This is a complaint by a husband asking for a divorce from his wife. The master took testimony and recommended a divorce on the ground of indignities. Judge Rosenberg sustained defendant’s exceptions to the Master’s Report and dismissed the complaint. Plaintiff petitioned for “Reconsideration and/or Resubmission to Master” to take additional testimony and this was denied.
Plaintiff has taken the present appeal.
We have reviewed the testimony (as is our duty), the Master’s Report, and Judge Rosenberg’s opinion, and reverse and remand with instructions to grant the divorce a. v. m.
Like many contested divorce cases, this is a difficult case to evaluate, but we are persuaded that the plaintiff has carried his burden, in all the circumstances, of proving indignities to his person rendering his condition intolerable and his life burdensome.
The parties were married on July 20,1959. They separated thirteen months later, and neither has made any serious effort in the ensuing 16 or 17 years to restore marital relations.

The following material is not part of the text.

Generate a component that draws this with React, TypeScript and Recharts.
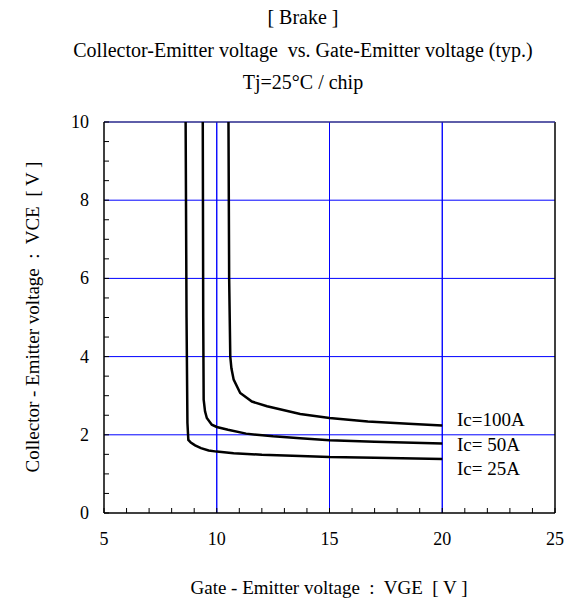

There are no children of this marriage.
The husband was 34 when he married; this was his first marriage.
The wife was 38 when they married; for her this was a second marriage. She obtained a divorce from Henry W. White on September 16, 1957.
Plaintiff and defendant lived immediately after their marriage in defendant’s home with her two children by her first marriage.
*510The husband was his only witness before the Master. The wife and her two children testified in her behalf.
A reading of the typed transcript of testimony of the witnesses gives the impression that husband and wife were giving, as each remembered and interpreted it, their own version of the facts.1
Where there were unresolved conflicts between their testimonies, we have accepted the husband’s as more credible, because the Master so found. Obviously, neither we nor the lower court were as favorably positioned to evaluate credibility of the parties as was the Master. See Schrock v. Schrock, 241 Pa.Super. 53, 359 A.2d 435 (1975).
Judge Rosenberg’s opinion (page 4) states that after reviewing the testimony “. . . plaintiff’s uncorroborated allegations fall short of the. burden of proof required by law to sustain the granting of a divorce”, and that plaintiff’s case “was dealt a felling blow by the testimony of defendant and her witnesses.”
We reach a different conclusion.
Plaintiff testified that defendant’s first husband was frequently present in plaintiff’s home, over plaintiff’s objection, with complete freedom of the house; that his wife was referred to by occupants of the house as “Mrs. White”, and that defendant encouraged this; that defendant complained about him, without justification, to his father; that on one occasion, without his foreknowledge or approval, defendant phoned his superior at work about his job; that defendant often called him vilifying names; told him she “hated his guts” and was sorry she ever married him; that defendant spoke often of a man called “Shag” whom she had known before marriage and some of whose clothes she kept in the home; that defendant accused him falsely of infidelity; that defendant, just before the separation, pointed a “little pearl gun” at him and threatened to kill him; and that he lost approximately thirty pounds in weight during the 13 months *511they lived together and has regained that weight after the separation.2
A precedent for our action in this case is Barton v. Barton, 248 Pa.Super. 278, 375 A.2d 96 (1977), where Judge Hoffman says (248 Pa.Super. page 282, 375 A.2d page 98):
“Viewing the evidence presented at the hearing and credited by the master, we find that a grant of the divorce is proper. While our appellate courts have been reluctant to formulate a general definition of what constitutes “indignities,” we have noted that indignities may consist of vulgarities, unmerited reproach, habitual contumely, studied neglect, intentional incivility, manifest disdain, abusive language, or malignant ridicule . . . ”
Reversed and remanded so that an order granting a divorce a. v. m. in appellant’s favor may be entered.
. The testimony of the wife’s two children seems not particularly significant; each denied any knowledge of name-calling by defendant or other vilification, and each was an eyewitness to one altercation in the kitchen between plaintiff and defendant.
. Both parties testified as to a quarrel between them after their separation, when plaintiff returned to the house to obtain his overcoat. Plaintiff was arrested because of this quarrel and pleaded guilty to simple assault and battery.